Following the release of the Issues Paper in late 2011, a series of public workshops were held in capital cities to seek feedback on the Paper and more than 80 submissions were received through an open consultation process. Further feedback was received through workshops and submissions following the release of the Modelling Assumptions Report.
These consultation events proved valuable, with a range of stakeholders in attendance including individual businesses, industry associations, social welfare groups, and research organisations.
There has also been consultation with the ESI Advisory Group, including state and territory governments, and other industry and community stakeholders throughout 2011 and 2012.
An Information Paper titled 'Investigation of a National Energy Savings Initiative: economic modelling and potential regulatory impacts' is currently being prepared. The paper will present the results of the regulatory impact analysis of a national ESI, including the economic and energy market modelling, and stakeholders will have the opportunity to comment on the paper.
Reference has previously been made to a 'Regulatory Impact Analysis – Consultation Paper'. A regulatory impact analysis 'is the process of examining the likely impacts of a proposed regulation and a range of alternative options which could meet the government's policy objectives'. It is important to note that a formal regulatory impact analysis is not necessary at this time as the Australian Government is not proposing regulation but is undertaking further work to investigate the merits of a possible national Energy Savings Initiative.
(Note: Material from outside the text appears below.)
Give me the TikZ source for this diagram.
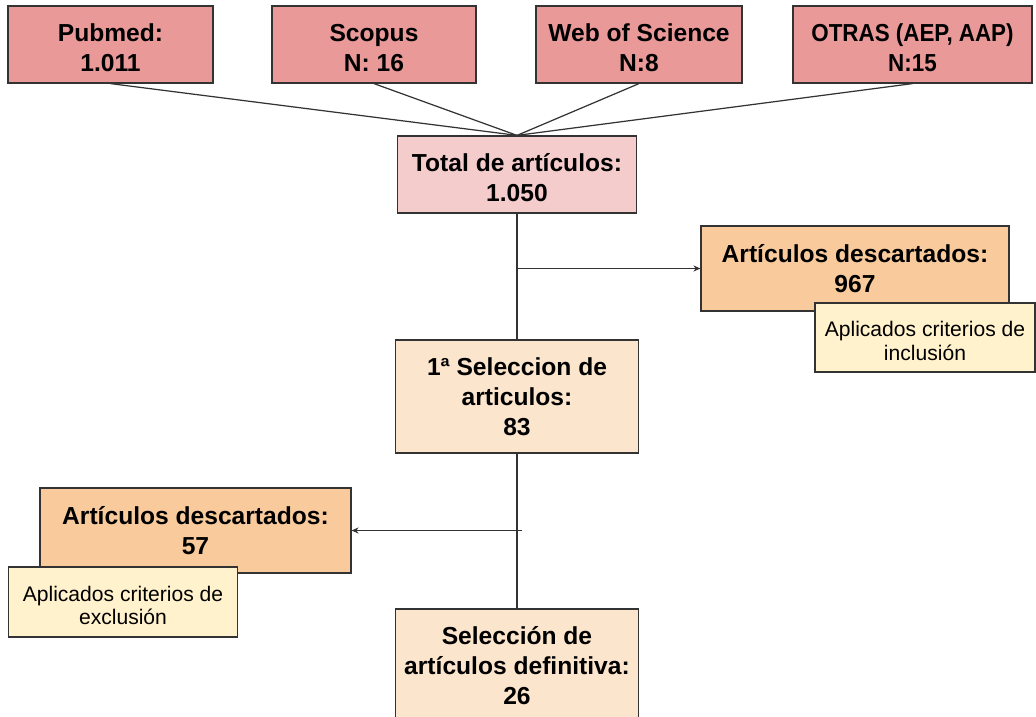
\documentclass[tikz,border=0pt]{standalone}
\usepackage{fontspec}
\setmainfont{Liberation Sans}
\usepackage{tikz}
\usetikzlibrary{arrows.meta}
\definecolor{fuente}{HTML}{EA9999}
\definecolor{total}{HTML}{F4CCCC}
\definecolor{descarte}{HTML}{F9CB9C}
\definecolor{seleccion}{HTML}{FCE5CD}
\definecolor{criterio}{HTML}{FFF2CC}
\definecolor{borde}{HTML}{333333}
\newcommand{\bajar}{\rule{0pt}{14.2pt}}
\newcommand{\bajarnota}{\rule{0pt}{12.6pt}}
\newcommand{\estrecho}[1]{\scalebox{0.91}[1]{#1}}

\begin{document}
\begin{tikzpicture}[x=0.02cm,y=-0.02cm,
	caja/.style={draw=borde,line width=0.7pt,align=center,inner sep=0pt,
		font=\fontsize{14}{17}\selectfont\bfseries},
	nota/.style={draw=borde,line width=0.7pt,fill=criterio,align=center,inner sep=0pt,
		font=\fontsize{12}{13.5}\selectfont},
	linea/.style={draw=borde,line width=0.7pt},
	flecha/.style={linea,-{Stealth[length=4pt,width=3.5pt]}}]
	\useasboundingbox (0,0) rectangle (1036,717);
	\clip (0,0) rectangle (1036,717);
	\node[caja,fill=fuente,minimum width=4.1cm,minimum height=1.54cm] (pubmed) at (110.5,44.5) {\bajar Pubmed:\\1.011};
	\node[caja,fill=fuente,minimum width=4.08cm,minimum height=1.54cm] (scopus) at (374,44.5) {\bajar Scopus\\N: 16};
	\node[caja,fill=fuente,minimum width=4.12cm,minimum height=1.54cm] (wos) at (639,44.5) {\bajar Web of Science\\N:8};
	\node[caja,fill=fuente,minimum width=4.78cm,minimum height=1.54cm] (otras) at (912.5,44.5) {\bajar\estrecho{OTRAS (AEP, AAP)}\\\estrecho{N:15}};
	\node[caja,fill=total,minimum width=4.78cm,minimum height=1.54cm] (total) at (517,174.5) {\bajar Total de artículos:\\1.050};
	\node[caja,fill=seleccion,minimum width=4.86cm,minimum height=2.26cm] (sel1) at (517,396.5) {1ª Seleccion de\\articulos:\\83};
	\node[caja,fill=seleccion,minimum width=4.86cm,minimum height=2.26cm] (sel2) at (517,665.5) {Selección de\\artículos definitiva:\\26};
	\node[caja,fill=descarte,minimum width=6.16cm,minimum height=1.7cm] (descart1) at (855,268.5) {Artículos descartados:\\967};
	\node[nota,minimum width=4.4cm,minimum height=1.38cm] (incl) at (925,337.5) {\bajarnota Aplicados criterios de\\inclusión};
	\node[caja,fill=descarte,minimum width=6.22cm,minimum height=1.7cm] (descart2) at (195.5,530.5) {Artículos descartados:\\57};
	\node[nota,minimum width=4.59cm,minimum height=1.4cm] (excl) at (123,602) {\bajarnota Aplicados criterios de\\exclusión};
	\draw[linea] (pubmed.south) -- (total.north);
	\draw[linea] (scopus.south) -- (total.north);
	\draw[linea] (wos.south) -- (total.north);
	\draw[linea] (otras.south) -- (total.north);
	\draw[linea] (total.south) -- (sel1.north);
	\draw[linea] (sel1.south) -- (sel2.north);
	\coordinate (cruce1) at (total.south |- descart1.west);
	\coordinate (cruce2) at ([xshift=3]sel1.south |- descart2.east);
	\draw[flecha] (cruce1) -- (descart1.west);
	\draw[flecha] (cruce2) -- (descart2.east);
\end{tikzpicture}
\end{document}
The results of the Energy Savings Initiative investigation will be in an Information Paper which follows the standard approach and structure of a regulatory impact analysis. However, in the interest of avoiding confusion with a formal regulatory impact analysis, the Information Paper will be titled 'Investigation of a National Energy Savings Initiative: economic modelling and potential regulatory impacts'.
If the Australian Government decides to support a proposal for a national Energy Savings Initiative, it would take the proposal to COAG for agreement, and the Information Paper could be used to inform a formal regulatory impact analysis.
The Information Paper will be available on this website and stakeholders may provide comments on the paper. These comments may be used in conjunction with the Information Paper when presenting the results of the investigation about the merits of a possible Energy Savings Initiative to the Government.